With respect to voting, it may seem to make sense to sub-type the Person based on if they are a voter or non voter. But being a voter or a non voter has nothing whatever to do with who the person is. Instead, it has everything to do with the district in which they live. Therefore, we model a district entity type which may be the home of one or more persons. Likewise, a person must be residing in one and only one district.

This approach solves the need to know who have made donations and the need to know who is and who is not a voter via naturally occurring information - where the person resides - instead of information we invented by declaring them a voter or a non voter - or both. With respect to a person being both a voter or non-voter, that is mis-leading. They could be both over time, but could never be both at a moment in time. Therefore you must decide if you care about the history of their residence or not. If you do, then you would instead create an entity type - say residence - to associate the person to the district in which they reside for the period of time they resided there. I suspect you don't care however, and thus you would simply update the person's information to show their new district. Either way, the approach is more intuitive than using sub-typing. This is why I prefer the barker-ellis approach of limiting super and sub-typing to only fundamental classifications.

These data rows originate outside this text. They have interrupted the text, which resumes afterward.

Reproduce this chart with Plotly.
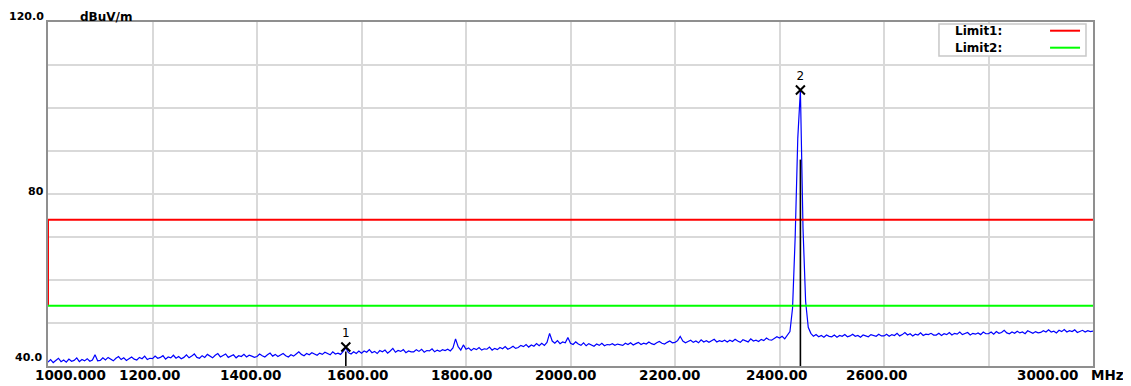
import numpy as np
import plotly.graph_objects as go

# ---------------- data ----------------
freq_start, freq_stop, freq_step = 1000, 3000, 5  # MHz sweep grid
level = [
    # 1000-1095
    40.9, 41.5, 40.8, 41.2, 41.8, 41.0, 41.4, 40.9, 41.6, 41.1, 41.3, 41.9, 41.0, 41.5, 41.2, 41.7, 41.1, 41.4, 42.6, 41.2,
    # 1100-1195
    41.3, 41.9, 41.4, 42.0, 41.6, 41.2, 41.8, 42.2, 41.5, 41.9, 41.3, 41.7, 42.1, 41.6, 41.4, 42.0, 41.7, 42.3, 41.5, 41.8,
    # 1200-1295
    41.7, 42.3, 41.8, 42.0, 42.4, 41.6, 42.1, 41.9, 42.5, 41.8, 42.2, 41.7, 42.0, 42.6, 41.9, 42.3, 42.8, 42.0, 41.8, 42.4,
    # 1300-1395
    42.0, 42.7, 42.2, 41.9, 42.5, 42.9, 42.1, 42.4, 42.8, 42.0, 42.3, 42.6, 41.9, 42.4, 42.2, 42.7, 42.1, 42.5, 42.3, 42.0,
    # 1400-1495
    42.2, 42.8, 42.4, 42.1, 42.6, 43.0, 42.3, 42.7, 42.2, 42.5, 42.9, 42.4, 42.1, 42.6, 42.3, 42.8, 43.3, 42.7, 42.4, 42.9,
    # 1500-1595
    42.6, 43.1, 42.8, 42.5, 43.0, 42.7, 43.2, 42.9, 42.6, 43.3, 42.8, 43.0, 42.7, 43.4, 44.2, 43.1, 42.8, 43.3, 42.9, 43.5,
    # 1600-1695
    43.0, 43.5, 43.2, 43.8, 43.1, 43.4, 42.9, 43.6, 43.3, 43.7, 43.0, 43.5, 44.1, 43.2, 43.6, 43.4, 43.8, 43.1, 43.5, 43.3,
    # 1700-1795
    43.3, 43.8, 43.4, 43.9, 43.2, 43.6, 43.5, 44.0, 43.3, 43.7, 43.4, 43.8, 43.6, 43.9, 43.5, 44.2, 46.3, 44.5, 43.7, 44.9,
    # 1800-1895
    43.9, 44.2, 43.6, 44.1, 43.8, 44.3, 43.7, 44.0, 43.9, 44.4, 43.7, 44.1, 43.8, 44.3, 44.0, 44.5, 43.9, 44.2, 44.6, 44.1,
    # 1900-1995
    44.3, 44.8, 44.5, 45.0, 44.4, 44.9, 44.6, 45.2, 44.7, 45.3, 44.8, 45.5, 47.6, 45.8, 45.3, 45.9, 45.2, 45.6, 45.4, 46.6,
    # 2000-2095
    45.3, 45.0, 45.6, 45.1, 44.8, 45.4, 44.7, 45.2, 44.9, 44.6, 45.1, 44.8, 45.3, 44.7, 45.0, 44.9, 45.2, 44.8, 45.1, 44.9,
    # 2100-2195
    44.8, 45.3, 45.0, 45.4, 44.9, 45.2, 45.5, 45.0, 45.3, 45.1, 45.6, 45.2, 45.0, 45.4, 45.7, 45.3, 45.1, 45.5, 45.8, 45.4,
    # 2200-2295
    45.5, 45.9, 46.9, 45.8, 45.4, 45.7, 46.0, 45.5, 45.8, 45.4, 46.1, 45.6, 45.9, 45.5, 45.8, 46.2, 45.6, 45.9, 45.7, 46.0,
    # 2300-2395
    45.6, 46.0, 45.7, 46.2, 45.8, 45.5, 46.1, 45.9, 45.6, 46.3, 45.8, 46.0, 45.7, 46.2, 45.9, 46.5, 46.1, 46.0, 46.4, 46.8,
    # 2400-2495 (carrier)
    46.5, 46.9, 46.3, 47.2, 48.0, 53.5, 70.0, 93.0, 104.2, 72.0, 55.0, 49.0, 47.6, 46.9, 47.3, 46.8, 47.1, 46.7, 47.2, 46.9,
    # 2500-2595
    46.8, 47.2, 46.7, 47.1, 46.9, 47.3, 46.8, 47.0, 47.4, 46.9, 47.1, 46.7, 47.2, 47.0, 46.8, 47.3, 47.1, 46.9, 47.4, 47.0,
    # 2600-2695
    47.0, 47.4, 46.9, 47.3, 47.1, 47.6, 47.0, 47.3, 47.8, 47.2, 47.5, 47.0, 47.4, 47.2, 47.7, 47.1, 47.4, 47.3, 47.6, 47.2,
    # 2700-2795
    47.2, 47.6, 47.1, 47.5, 47.3, 47.8, 47.2, 47.6, 47.4, 47.9, 47.3, 47.5, 47.8, 47.2, 47.6, 47.4, 47.7, 47.3, 47.9, 47.5,
    # 2800-2895
    47.5, 47.9, 47.4, 48.0, 47.6, 47.8, 48.3, 47.7, 47.5, 47.9, 47.6, 48.1, 47.7, 47.9, 47.5, 48.2, 47.8, 47.6, 48.0, 47.7,
    # 2900-2995
    47.8, 48.2, 47.9, 48.4, 47.9, 48.1, 47.7, 48.3, 48.0, 48.5, 47.9, 48.2, 48.0, 48.4, 47.8, 48.1, 48.3, 47.9, 48.2, 48.0,
    # 3000
    48.1,
]
freqs = np.arange(freq_start, freq_stop + freq_step / 2, freq_step)

limit1_level = 74.0
limit2_level = 54.0

marker_labels = ["1", "2"]
marker_freqs = [1570.0, 2440.0]
marker_levels = [44.4, 104.2]
marker_line_tops = [43.4, 88.0]

x_tick_values = [1000, 1200, 1400, 1600, 1800, 2000, 2200, 2400, 2600, 3000]
x_tick_labels = ["1000.000", "1200.00", "1400.00", "1600.00", "1800.00",
                 "2000.00", "2200.00", "2400.00", "2600.00", "3000.00"]
x_tick_shift = [-15, -3, -6, -4, -4, -5, -5, -3, -7, -45]
y_range = [40, 120]
x_range = [1000, 3000]

# ---------------- figure ----------------
fig = go.Figure()

fig.add_trace(go.Scatter(x=freqs, y=level, mode="lines",
                         line=dict(color="#0000ff", width=1.2), hoverinfo="skip"))

fig.add_trace(go.Scatter(x=[x_range[0], x_range[0], x_range[1]],
                         y=[limit2_level, limit1_level, limit1_level],
                         mode="lines", line=dict(color="#ff0000", width=2),
                         cliponaxis=False))
fig.add_trace(go.Scatter(x=[x_range[0], x_range[1]], y=[limit2_level, limit2_level],
                         mode="lines", line=dict(color="#00ff00", width=2)))

for f, top in zip(marker_freqs, marker_line_tops):
    fig.add_trace(go.Scatter(x=[f, f], y=[top, y_range[0]], mode="lines",
                             line=dict(color="black", width=1.6)))

fig.add_trace(go.Scatter(x=marker_freqs, y=marker_levels, mode="markers+text",
                         marker=dict(symbol="x-thin", size=9, color="black",
                                     line=dict(width=2, color="black")),
                         text=marker_labels, textposition="top center",
                         textfont=dict(family="DejaVu Sans", size=12, color="black"),
                         cliponaxis=False))

lab_font = dict(family="DejaVu Sans", size=13.5, color="black")
ylab_font = dict(family="DejaVu Sans", size=11, color="black")
unit_font = dict(family="DejaVu Sans", size=12, color="black")

annotations = []
for v, t, s in zip(x_tick_values, x_tick_labels, x_tick_shift):
    annotations.append(dict(x=v, y=-0.027, xref="x", yref="paper",
                            text="<b>%s</b>" % t, showarrow=False,
                            xanchor="left" if v == x_range[0] else "center",
                            yanchor="middle", xshift=s, font=lab_font))
annotations.append(dict(x=x_range[1], y=-0.027, xref="x", yref="paper", text="<b>MHz</b>",
                        showarrow=False, xanchor="center", yanchor="middle",
                        xshift=14, font=lab_font))
annotations.append(dict(x=-0.002, y=1.0407, xref="paper", yref="paper", text="<b>120.0</b>",
                        showarrow=False, xanchor="right", yanchor="top", font=ylab_font))
annotations.append(dict(x=0.0287, y=1.0407, xref="paper", yref="paper", text="<b>dBuV/m</b>",
                        showarrow=False, xanchor="left", yanchor="top", font=unit_font))
annotations.append(dict(x=-0.002, y=0.507, xref="paper", yref="paper", text="<b>80</b>",
                        showarrow=False, xanchor="right", yanchor="middle", font=ylab_font))
annotations.append(dict(x=-0.004, y=0.026, xref="paper", yref="paper", text="<b>40.0</b>",
                        showarrow=False, xanchor="right", yanchor="middle", font=ylab_font))

# legend box
leg_font = dict(family="DejaVu Sans", size=12, color="black")
annotations.append(dict(x=0.866, y=0.9747, xref="paper", yref="paper", text="<b>Limit1:</b>",
                        showarrow=False, xanchor="left", yanchor="middle", font=leg_font))
annotations.append(dict(x=0.866, y=0.9253, xref="paper", yref="paper", text="<b>Limit2:</b>",
                        showarrow=False, xanchor="left", yanchor="middle", font=leg_font))

shapes = [
    dict(type="rect", xref="paper", yref="paper", x0=0.8526, x1=0.9933, y0=0.9012, y1=0.9942,
         fillcolor="white", line=dict(color="#c8c8c8", width=1.5), layer="above"),
    dict(type="line", xref="paper", yref="paper", x0=0.9589, x1=0.9876, y0=0.9747, y1=0.9747,
         line=dict(color="#ff0000", width=2), layer="above"),
    dict(type="line", xref="paper", yref="paper", x0=0.9589, x1=0.9876, y0=0.9253, y1=0.9253,
         line=dict(color="#00ff00", width=2), layer="above"),
]

# page body has an 8px default margin, so the figure is placed at (8, 8)
fig.update_layout(
    width=1123, height=378,
    margin=dict(l=40, r=38, t=14, b=20),
    paper_bgcolor="white", plot_bgcolor="white",
    showlegend=False,
    annotations=annotations, shapes=shapes,
    xaxis=dict(range=x_range, dtick=200, tick0=1000, showgrid=True, gridcolor="#d9d9d9",
               gridwidth=2, zeroline=False, showticklabels=False, ticks="",
               showline=True, mirror=True, linecolor="#8f8f8f", linewidth=2),
    yaxis=dict(range=y_range, dtick=10, tick0=40, showgrid=True, gridcolor="#d9d9d9",
               gridwidth=2, zeroline=False, showticklabels=False, ticks="",
               showline=True, mirror=True, linecolor="#8f8f8f", linewidth=2),
)

fig.write_html("out.html")
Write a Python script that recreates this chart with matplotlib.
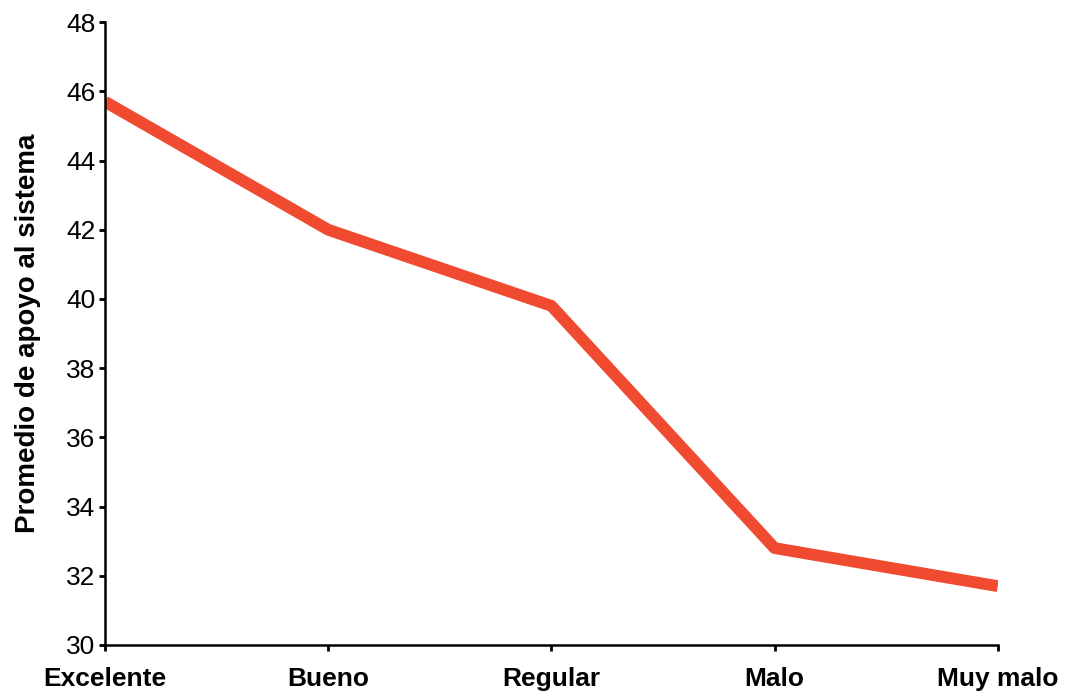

Handling Missing Information

One thing does remain however where specialization makes sense. You say you have additional information to store about a person if they live in your district and can thus vote for or against you. In the approach I have given that information would be characteristics of a person regardless of where they live. You are just choosing not to collect it if they don't live in your district, and to collect it if they do. Therefore, for persons not living in your district, this information will be missing.

There are two approaches to this. First, you could simply include those attributes for the person and leave them missing. In mySQL you would make the columns NULLABLE. That approach is simple, but if you ever want to write a query where you use one of those attributes as a predicate you now have to deal with the complexities of three value logic (3VL), and the fact that SQL does not implement its 3VL consistently. If instead you want to avoid 3VL, you can use specialization to create an additional entity type to hold the extra information only when it is known. A row is placed there only for those persons for whom you've collected the data. Now this doesn't avoid NULLs altogether as you must deal with outer joins, but you can avoid nulls if you chose to via coalesce.

Naming the Specialization

I would not call the new specialization entity type voter. It is pure coincidence that at this moment you aren't collecting the additional information because you only need that information for persons living in your district who can vote for you. What if in the future you do want to collect that information for other reasons? What if you happen to know that information anyway for someone who doesn't live in your district and don't want to just toss it away? What will you do if someone for whom you have collected the information moves out of your district? Do you want to delete that good information you collected? If you do, what if they move back? You will have to collect it again!

Instead, I would call the table something slightly different like voter profile. This denotes the information pertains to the person as a voter, and that information absolutely describes additional things about them regardless of whether or not they live in your district.

Conclusion

I hope this approach gives you some additional food for though. To learn more about the barker-ellis approach to business modeling you can check out David Hay's Enterprise Model Patterns, and also Richard Barker's CASE*Method Entity Relationship Modelling. With respect to missing information, I would recommend you check out Fabian Pascal's paper "The Final Null in the Coffin," part of his excellent Practical Database Foundation Series, and also Date and Darwen's The Third Manifesto site where they have some great resources on various approaches to handling missing information without nulls.